No investment in the world is 'risk free'.

The government or bank may promise to return you all of your cash. They don't promise it will be worth what it originally was. 

I think you would be lucky to get 2-3% over a 12 month period from any cash/bond account.


----------



## Senorito (24 Feb 2010)

Northern Rock 2.5% demand account is as close as you will get. The bank is being prepared to be sold on and the UK goverment is removing its blanket guarantee. That said, I still think they are guaranteeing up to £50k. Would check it out further if you plan to open an account. Dont take my word on the figures.

Other than that, you haven't a hope of finding a *risk free* return of 5%. If you do, will you let me know so I can use it myself.

Dave


----------



## falabo (16 Aug 2010)

*returning 4.5% per year*

yes there is a way to return close to 5%. I am getting 4.5% but that's abroad (in Euros)...   no DIRT or any such crap.


----------



## mercman (16 Aug 2010)

falabo said:


> I am getting 4.5% but that's abroad (in Euros)...   no DIRT or any such crap.

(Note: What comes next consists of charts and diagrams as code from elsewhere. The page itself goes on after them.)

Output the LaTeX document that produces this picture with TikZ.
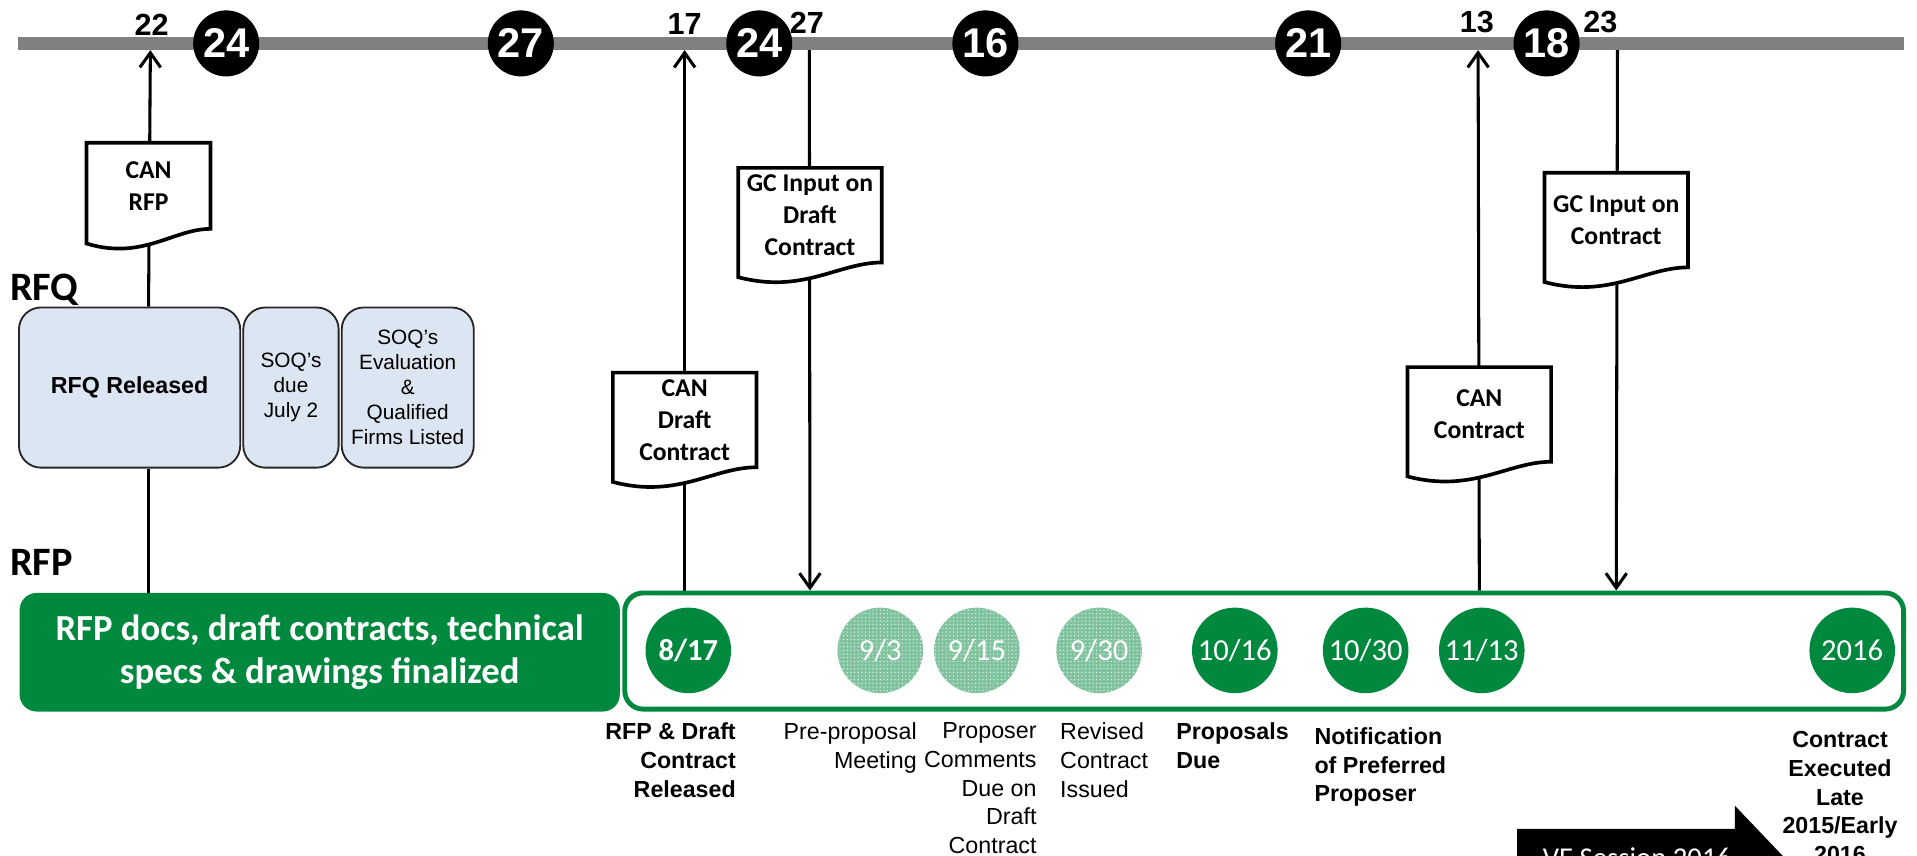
\documentclass[tikz,border=0pt]{standalone}
\usepackage{fontspec}
\setmainfont{Liberation Sans}
\newfontfamily\calib{Carlito}
\usetikzlibrary{positioning, calc, arrows.meta, patterns, backgrounds}

\definecolor{rfpgreen}{RGB}{0,136,62}
\definecolor{bargray}{RGB}{128,128,128}
\definecolor{rfqblue}{RGB}{220,230,242}

\newcommand{\fsz}[2]{\fontsize{#1}{#2}\selectfont}

% document symbol round a named node, wavy bottom hanging below it
\newcommand{\docoutline}[1]{%
  \draw[docline] ($(#1.south west)+(0pt,-12pt)$) -- (#1.north west) -- (#1.north east) -- (#1.south east)
    .. controls ($(#1.south west)!0.7!(#1.south east)$) and ($(#1.south west)!0.45!(#1.south east)+(0pt,-26pt)$)
    .. ($(#1.south west)+(0pt,-12pt)$) -- cycle;}

\tikzset{
  timebar/.style={line width=10pt, bargray},
  daycirc/.style={circle, fill=black, text=white, minimum size=54pt, inner sep=0pt, font=\bfseries\fsz{34}{34}},
  daynum/.style={inner sep=0pt, font=\bfseries\fsz{25}{25}},
  docbox/.style={inner sep=0pt, minimum width=117pt, minimum height=77pt, align=center, font=\calib\bfseries\fsz{21}{26}},
  docline/.style={line width=3pt, fill=white},
  conn/.style={line width=2.5pt},
  endtip/.style={-{Straight Barb[length=12pt,width=17pt]}},
  rfqbox/.style={draw=black!85, line width=1.5pt, fill=rfqblue, rounded corners=18pt, minimum height=131pt, inner sep=2pt, align=center, font=\fsz{17}{20.5}},
  phaselabel/.style={inner sep=0pt, anchor=west, font=\calib\bfseries\fsz{33}{33}},
  datecirc/.style={circle, fill=rfpgreen, text=white, minimum size=70pt, inner sep=0pt, font=\calib\fsz{25}{25}},
  softcirc/.style={datecirc, fill=rfpgreen!50, postaction={pattern=dots, pattern color=white}},
  evlabel/.style={inner sep=0pt, font=\fsz{19}{23.5}},
  evbold/.style={inner sep=0pt, font=\bfseries\fsz{19}{23.5}},
}

\begin{document}
\begin{tikzpicture}[x=1pt, y=-1pt]
  \useasboundingbox (0,0) rectangle (1568,700);
  \clip (0,0) rectangle (1568,700);

  % time line with month marks
  \draw[timebar] (15,35.5) -- (1557,35.5);
  \foreach \d/\x in {24/185, 27/426, 24/621, 16/806, 21/1070, 18/1265}
    \node[daycirc] (wk\x) at (\x,35.5) {\d};
  \node[daynum] (d22) at (124,20) {22};
  \node[daynum] (d17) at (560,20) {17};
  \node[daynum] (d27) at (660,19) {27};
  \node[daynum] (d13) at (1208,18) {13};
  \node[daynum] (d23) at (1309,18) {23};
  \coordinate (t22) at (123,41);
  \coordinate (t17) at (560,41);
  \coordinate (t27) at (662,41);
  \coordinate (t13) at (1209,41);
  \coordinate (t23) at (1323,41);

  % RFQ phase
  \node[phaselabel] (rfqlab) at (8,237) {RFQ};
  \node[rfqbox, minimum width=181pt, font=\bfseries\fsz{19}{19}] (rfqrel) at (106,317) {RFQ Released};
  \node[rfqbox, minimum width=78pt, right=1pt of rfqrel] (soqdue) {SOQ's\\due\\July 2};
  \node[rfqbox, minimum width=108pt, right=1pt of soqdue] (soqeval) {SOQ's\\Evaluation\\\&\\Qualified\\Firms Listed};

  % RFP phase
  \node[phaselabel] (rfplab) at (8,460) {RFP};
  \node[fill=rfpgreen, rounded corners=14pt, minimum width=491pt, minimum height=97pt, text=white, align=center,
        font=\calib\bfseries\fsz{30}{35}] (rfpfin) at (261.5,533.5) {RFP docs, draft contracts, technical\\specs \& drawings finalized};
  \node[draw=rfpgreen, line width=4pt, fill=white, rounded corners=15pt, minimum width=1046pt, minimum height=95pt] (rfpframe) at (1034,532.5) {};

  \node[datecirc, font=\calib\bfseries\fsz{25}{25}] (c817) at (563,532) {8/17};
  \node[softcirc] (c93) at (720,532) {9/3};
  \node[softcirc] (c915) at (799,532) {9/15};
  \node[softcirc] (c930) at (899,532) {9/30};
  \node[datecirc] (c1016) at (1010,532) {10/16};
  \node[datecirc] (c1030) at (1117,532) {10/30};
  \node[datecirc] (c1113) at (1212,532) {11/13};
  \node[datecirc] (c2016) at (1515,532) {2016};

  \node[evbold, anchor=north east, align=right] (lrel) at (602,591) {RFP \& Draft\\Contract\\Released};
  \node[evlabel, anchor=north east, align=right] (lpre) at (750,591) {Pre-proposal\\Meeting};
  \node[evlabel, anchor=north east, align=right] (lcomm) at (848,591) {Proposer\\Comments\\Due on\\Draft\\Contract};
  \node[evlabel, anchor=north west, align=left] (lrev) at (867,591) {Revised\\Contract\\Issued};
  \node[evbold, anchor=north west, align=left] (ldue) at (962,591) {Proposals\\Due};
  \node[evbold, anchor=north west, align=left] (lnotif) at (1075,595) {Notification\\of Preferred\\Proposer};
  \node[evbold, anchor=north, align=center] (lexec) at (1505,598) {Contract\\Executed\\Late\\2015/Early\\2016};

  % VE session arrow
  \fill (1241,678) -- (1419,678) -- (1419,659) -- (1460,702) -- (1419,745) -- (1419,726) -- (1241,726) -- cycle;
  \node[text=white, inner sep=0pt, font=\calib\fsz{23.5}{23.5}] (vesess) at (1339,701.5) {VE Session 2016};

  % notices
  \node[docbox, minimum width=101pt, minimum height=70pt] (canrfp) at (121.5,152) {CAN\\RFP};
  \node[docbox] (gcdraft) at (662.5,176) {GC Input on\\Draft\\Contract};
  \node[docbox] (candraft) at (560,343.5) {CAN\\Draft\\Contract};
  \node[docbox] (cancontr) at (1210,339) {CAN\\Contract};
  \node[docbox] (gccontr) at (1322,180) {GC Input on\\Contract};

  \begin{scope}[on background layer]
    \draw[conn, endtip] (canrfp |- rfqrel.north) -- (t22);
    \draw[conn] (canrfp |- rfqrel.south) -- (canrfp |- rfpfin.north);
    \draw[conn, endtip] (candraft |- rfpframe.north) -- (t17);
    \draw[conn, endtip] (t27) -- (gcdraft |- rfpframe.north);
    \draw[conn, endtip] (cancontr |- rfpframe.north) -- (t13);
    \draw[conn, endtip] (t23) -- (gccontr |- rfpframe.north);
    \docoutline{canrfp}
    \docoutline{gcdraft}
    \docoutline{candraft}
    \docoutline{cancontr}
    \docoutline{gccontr}
  \end{scope}
\end{tikzpicture}
\end{document}
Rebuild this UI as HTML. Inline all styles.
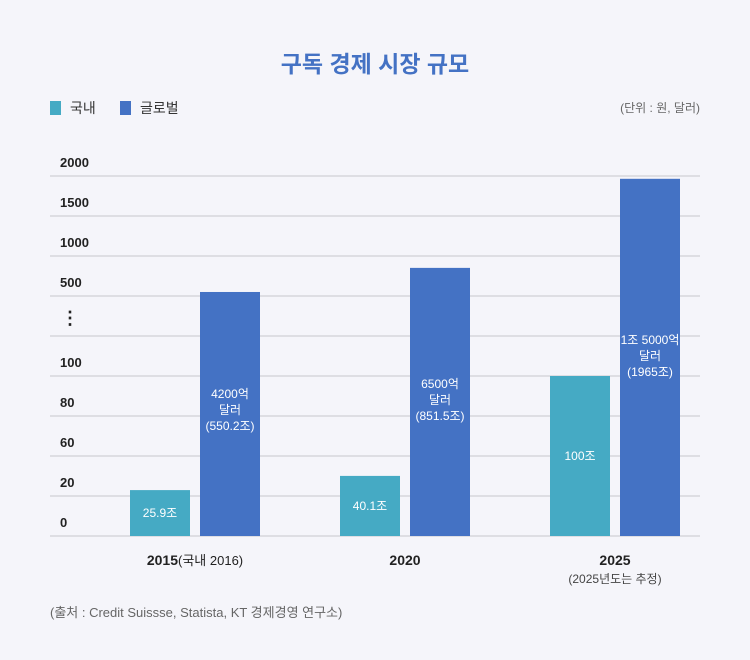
<!DOCTYPE html>
<html><head><meta charset="utf-8">
<style>
body{margin:0;background:#f5f5fa;font-family:"Liberation Sans","Noto Sans CJK KR",sans-serif;}
#wrap{position:relative;width:750px;height:660px;overflow:hidden;}
</style></head>
<body>
<div id="wrap">
<svg id="chart" width="750" height="660" style="font-family:'Liberation Sans','Noto Sans CJK KR',sans-serif"></svg>
</div>
<script>
const categories=["2015","2020","2025"];
const domestic=[25.9,40.1,100];
const globalV=[550.2,851.5,1965];
const domesticLabels=[["25.9조"],["40.1조"],["100조"]];
const globalLabels=[["4200억","달러","(550.2조)"],["6500억","달러","(851.5조)"],["1조 5000억","달러","(1965조)"]];
const tickValues=[0,20,60,80,100,null,500,1000,1500,2000];
const tickLabels=["0","20","60","80","100","⋮","500","1000","1500","2000"];
// piecewise scale (broken axis) anchors
const scaleVals=[0,20,60,80,100,500,1000,1500,2000];
const NS="http://www.w3.org/2000/svg";
const svg=document.getElementById('chart');
const base=536,step=40;
function tickY(i){return base-i*step;}
const anchorY=[536,496,456,416,376,296,256,216,176];
function y(v){
  for(let i=1;i<scaleVals.length;i++){
    if(v<=scaleVals[i]){const t=(v-scaleVals[i-1])/(scaleVals[i]-scaleVals[i-1]);return anchorY[i-1]+t*(anchorY[i]-anchorY[i-1]);}
  }
  return anchorY[anchorY.length-1];
}
function x(i){return 130+i*210;}
function el(tag,attrs,txt){const e=document.createElementNS(NS,tag);for(const k in attrs)e.setAttribute(k,attrs[k]);if(txt!=null)e.textContent=txt;svg.appendChild(e);return e;}
let t;
t=el('text',{x:375,y:72,'text-anchor':'middle','font-size':23,'font-weight':'bold',fill:'#4472c4'},'구독 경제 시장 규모');


t=el('rect',{x:50,y:101,width:11,height:14,fill:'#45aac4'});


t=el('text',{x:70,y:113,'font-size':14,fill:'#333'},'국내');


t=el('rect',{x:120,y:101,width:11,height:14,fill:'#4472c4'});


t=el('text',{x:140,y:113,'font-size':14,fill:'#333'},'글로벌');


t=el('text',{x:700,y:112,'text-anchor':'end','font-size':12,fill:'#666'},'(단위 : 원, 달러)');


tickLabels.forEach((lab,i)=>{
  const g=el('line',{x1:50,x2:700,y1:tickY(i),y2:tickY(i),stroke:'#c8c8cc','stroke-width':1});
  
  
  const tl=el('text',{x:lab==='⋮'?70:60,y:tickY(i)-9,'font-size':lab==='⋮'?18:13,'font-weight':'bold','text-anchor':lab==='⋮'?'middle':'start',fill:'#222'},lab);
  if(lab==='⋮'){tl.setAttribute('y',tickY(i)-12);}
  
  
});
function labelLines(lines,cx,cy,name){
  const lh=16,start=cy-(lines.length-1)*lh/2;
  lines.forEach((s,k)=>{
    const e=el('text',{x:cx,y:start+k*lh+4,'text-anchor':'middle','font-size':12,fill:'#fff'},s);
    
    
  });
}
categories.forEach((c,i)=>{
  const yd=y(domestic[i]);
  const b1=el('rect',{x:x(i),y:yd,width:60,height:base-yd,fill:'#45aac4'});
  
  
  labelLines(domesticLabels[i],x(i)+30,(yd+base)/2,'bar-value-domestic');
  const yg=y(globalV[i]);
  const b2=el('rect',{x:x(i)+70,y:yg,width:60,height:base-yg,fill:'#4472c4'});
  
  
  labelLines(globalLabels[i],x(i)+100,i===2?356:i===1?400:410,'bar-value-global');
});
const xl=el('text',{x:195,y:565,'text-anchor':'middle','font-size':14,fill:'#222'});
xl.innerHTML='<tspan font-weight="bold">2015</tspan><tspan font-size="13">(국내 2016)</tspan>';


t=el('text',{x:405,y:565,'text-anchor':'middle','font-size':14,'font-weight':'bold',fill:'#222'},'2020');


t=el('text',{x:615,y:565,'text-anchor':'middle','font-size':14,'font-weight':'bold',fill:'#222'},'2025');


t=el('text',{x:615,y:583,'text-anchor':'middle','font-size':12,fill:'#444'},'(2025년도는 추정)');


t=el('text',{x:50,y:617,'font-size':13,fill:'#666'},'(출처 : Credit Suissse, Statista, KT 경제경영 연구소)');


</script>
</body></html>
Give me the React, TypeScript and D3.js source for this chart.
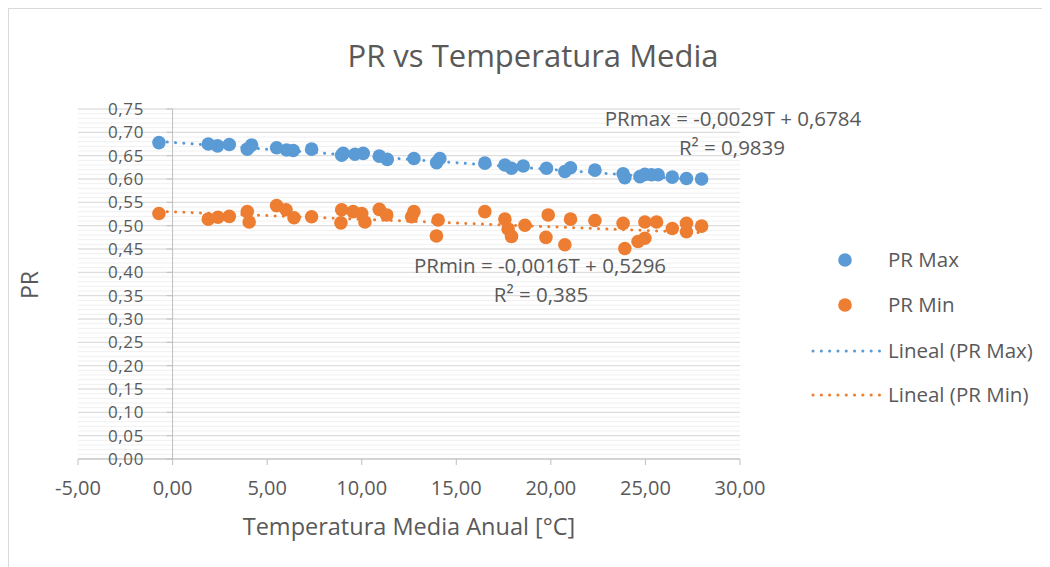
import React from "react";
import * as d3 from "d3";

const maxT = [-0.72, 1.89, 2.38, 3.0, 3.95, 4.18, 5.5, 6.03, 6.38, 7.35, 8.94, 9.02, 9.64, 10.08, 10.93, 11.35, 12.76, 13.96, 14.13, 16.51, 17.57, 17.92, 18.54, 19.77, 20.74, 21.04, 22.33, 23.82, 23.91, 24.71, 24.97, 25.32, 25.67, 26.42, 27.17, 27.97];
const maxPR = [0.678, 0.675, 0.671, 0.674, 0.664, 0.673, 0.667, 0.662, 0.661, 0.664, 0.651, 0.655, 0.653, 0.655, 0.649, 0.642, 0.644, 0.635, 0.644, 0.634, 0.63, 0.623, 0.628, 0.623, 0.616, 0.624, 0.619, 0.611, 0.603, 0.605, 0.61, 0.609, 0.609, 0.604, 0.601, 0.6];

const minT = [-0.72, 1.89, 2.4, 3.0, 4.05, 3.95, 5.5, 6.0, 6.42, 7.35, 8.94, 8.9, 9.55, 10.0, 10.17, 10.93, 11.32, 12.76, 12.64, 14.04, 13.95, 16.51, 17.57, 17.74, 17.92, 18.63, 19.86, 19.74, 20.74, 21.04, 22.33, 23.82, 23.91, 24.61, 24.97, 24.97, 25.59, 26.42, 27.17, 27.17, 27.97];
const minPR = [0.526, 0.514, 0.518, 0.52, 0.508, 0.53, 0.543, 0.534, 0.517, 0.519, 0.534, 0.506, 0.53, 0.526, 0.508, 0.535, 0.523, 0.53, 0.519, 0.512, 0.478, 0.53, 0.514, 0.493, 0.477, 0.501, 0.523, 0.475, 0.459, 0.514, 0.511, 0.505, 0.451, 0.466, 0.473, 0.508, 0.508, 0.494, 0.487, 0.505, 0.499];

const trendMax = [-0.0029, 0.6784];
const trendMin = [-0.0016, 0.5296];

const xTicks = [-5, 0, 5, 10, 15, 20, 25, 30];
const yTicks = [0, 0.05, 0.1, 0.15, 0.2, 0.25, 0.3, 0.35, 0.4, 0.45, 0.5, 0.55, 0.6, 0.65, 0.7, 0.75];

const title = "PR vs Temperatura Media";
const xTitle = "Temperatura Media Anual [°C]";
const yTitle = "PR";
const eqMax = "PRmax = -0,0029T + 0,6784";
const r2Max = "R² = 0,9839";
const eqMin = "PRmin = -0,0016T + 0,5296";
const r2Min = "R² = 0,385";
const legendLabels = ["PR Max", "PR Min", "Lineal (PR Max)", "Lineal (PR Min)"];

const BLUE = "#5B9BD5";
const ORANGE = "#ED7D31";
const TXT = "#595959";
const FONT = "'Open Sans', sans-serif";

const fmt = (v: number, d: number) => v.toFixed(d).replace(".", ",");

export default function App() {
  const x = d3.scaleLinear().domain([-5, 30]).range([78, 740]);
  const y = d3.scaleLinear().domain([0, 0.75]).range([459, 109]);
  const minor = d3.range(0, 0.7501, 0.01);

  const trend = (coef: number[], ts: number[]) => {
    const [a, b] = d3.extent(ts) as [number, number];
    return d3.line<number>().x((t) => x(t)).y((t) => y(coef[0] * t + coef[1]))([a, b]) as string;
  };

  return (
    <svg width={1042} height={559} style={{ display: "block" }}>
      <g transform="translate(-8,-8)" fontFamily={FONT}>
        <rect x={8.5} y={8.5} width={1100} height={700} fill="#fff" stroke="#D9D9D9" />
        {minor.map((v, i) => (
          <line key={"m" + i} x1={x(-5)} x2={x(30)} y1={y(v)} y2={y(v)} stroke="#F0F0F0" strokeWidth={1} />
        ))}
        {yTicks.map((v, i) => (
          <line key={"g" + i} x1={x(-5)} x2={x(30)} y1={y(v)} y2={y(v)} stroke="#D9D9D9" strokeWidth={1} />
        ))}
        {/* axes */}
        <line x1={x(-5)} x2={x(30)} y1={y(0)} y2={y(0)} stroke="#BFBFBF" />
        <line x1={x(0)} x2={x(0)} y1={y(0.75)} y2={y(0)} stroke="#BFBFBF" />
        {xTicks.map((t, i) => (
          <g key={"xt" + i}>
            <line x1={x(t)} x2={x(t)} y1={y(0)} y2={y(0) + 6} stroke="#BFBFBF" />
            <text x={x(t)} y={495} textAnchor="middle" fontSize={20} fill={TXT}>{fmt(t, 2)}</text>
          </g>
        ))}
        {yTicks.map((v, i) => (
          <g key={"yt" + i}>
            <line x1={x(0) - 6} x2={x(0)} y1={y(v)} y2={y(v)} stroke="#BFBFBF" />
            <text x={144} y={y(v) + 6} textAnchor="end" fontSize={17} letterSpacing={0.6} fill={TXT}>{fmt(v, 2)}</text>
          </g>
        ))}
        {/* points */}
        {maxT.map((t, i) => (
          <circle key={"b" + i} cx={x(t)} cy={y(maxPR[i])} r={6.8} fill={BLUE} />
        ))}
        {minT.map((t, i) => (
          <circle key={"o" + i} cx={x(t)} cy={y(minPR[i])} r={6.8} fill={ORANGE} />
        ))}
        {/* trendlines */}
        <path d={trend(trendMax, maxT)} stroke={BLUE} strokeWidth={3} strokeDasharray="0.1 8.2" strokeLinecap="round" fill="none" />
        <path d={trend(trendMin, minT)} stroke={ORANGE} strokeWidth={3} strokeDasharray="0.1 8.2" strokeLinecap="round" fill="none" />
        {/* annotations */}
        <text x={733} y={126} fontSize={20.5} fill={TXT} textAnchor="middle">{eqMax}</text>
        <text x={732} y={155} fontSize={20.5} fill={TXT} textAnchor="middle">{r2Max}</text>
        <text x={540} y={273} fontSize={20.5} fill={TXT} textAnchor="middle">{eqMin}</text>
        <text x={541} y={302} fontSize={20.5} fill={TXT} textAnchor="middle">{r2Min}</text>
        {/* titles */}
        <text x={533} y={67} textAnchor="middle" fontSize={31} fill={TXT}>{title}</text>
        <text x={409} y={535} textAnchor="middle" fontSize={23.5} fill={TXT}>{xTitle}</text>
        <text transform="translate(38,285) rotate(-90)" textAnchor="middle" fontSize={23} fill={TXT}>{yTitle}</text>
        {/* legend */}
        <circle cx={845} cy={260} r={6.8} fill={BLUE} />
        <text x={888} y={267} fontSize={20.5} fill={TXT}>{legendLabels[0]}</text>
        <circle cx={845} cy={305} r={6.8} fill={ORANGE} />
        <text x={888} y={312} fontSize={20.5} fill={TXT}>{legendLabels[1]}</text>
        <line x1={813} x2={880} y1={351} y2={351} stroke={BLUE} strokeWidth={3} strokeDasharray="0.1 8.2" strokeLinecap="round" />
        <text x={888} y={358} fontSize={20.5} fill={TXT}>{legendLabels[2]}</text>
        <line x1={813} x2={880} y1={395} y2={395} stroke={ORANGE} strokeWidth={3} strokeDasharray="0.1 8.2" strokeLinecap="round" />
        <text x={888} y={402} fontSize={20.5} fill={TXT}>{legendLabels[3]}</text>
      </g>
    </svg>
  );
}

Maybe but what is the risk factor ?? And if you don't want to pay Tax that is fine but the longer you leave the more it will cost you in Interest and Penalties.


----------



## Horatio (17 Aug 2010)

mercman said:


> Maybe but what is the risk factor ?? And if you don't want to pay Tax that is fine but the longer you leave the more it will cost you in Interest and Penalties.


 
Isn't it possible he is not liable for any such tax & therefore related interest & penalties?


----------



## Rory Gillen (23 Aug 2010)

I am fairly sure that there are several of the bank debt instruments covered by the 'Eligible Liability Guarantee' (ELG scheme) that yield somewhere between 4.0-4.5% on a 12-18 month view. THE ELG scheme provides a full state guarantee. However, there is a minimun size for dealing, it could be €50k - you should have a chat with a Dublin-based broker who deals in these debt instruments if you have one.


----------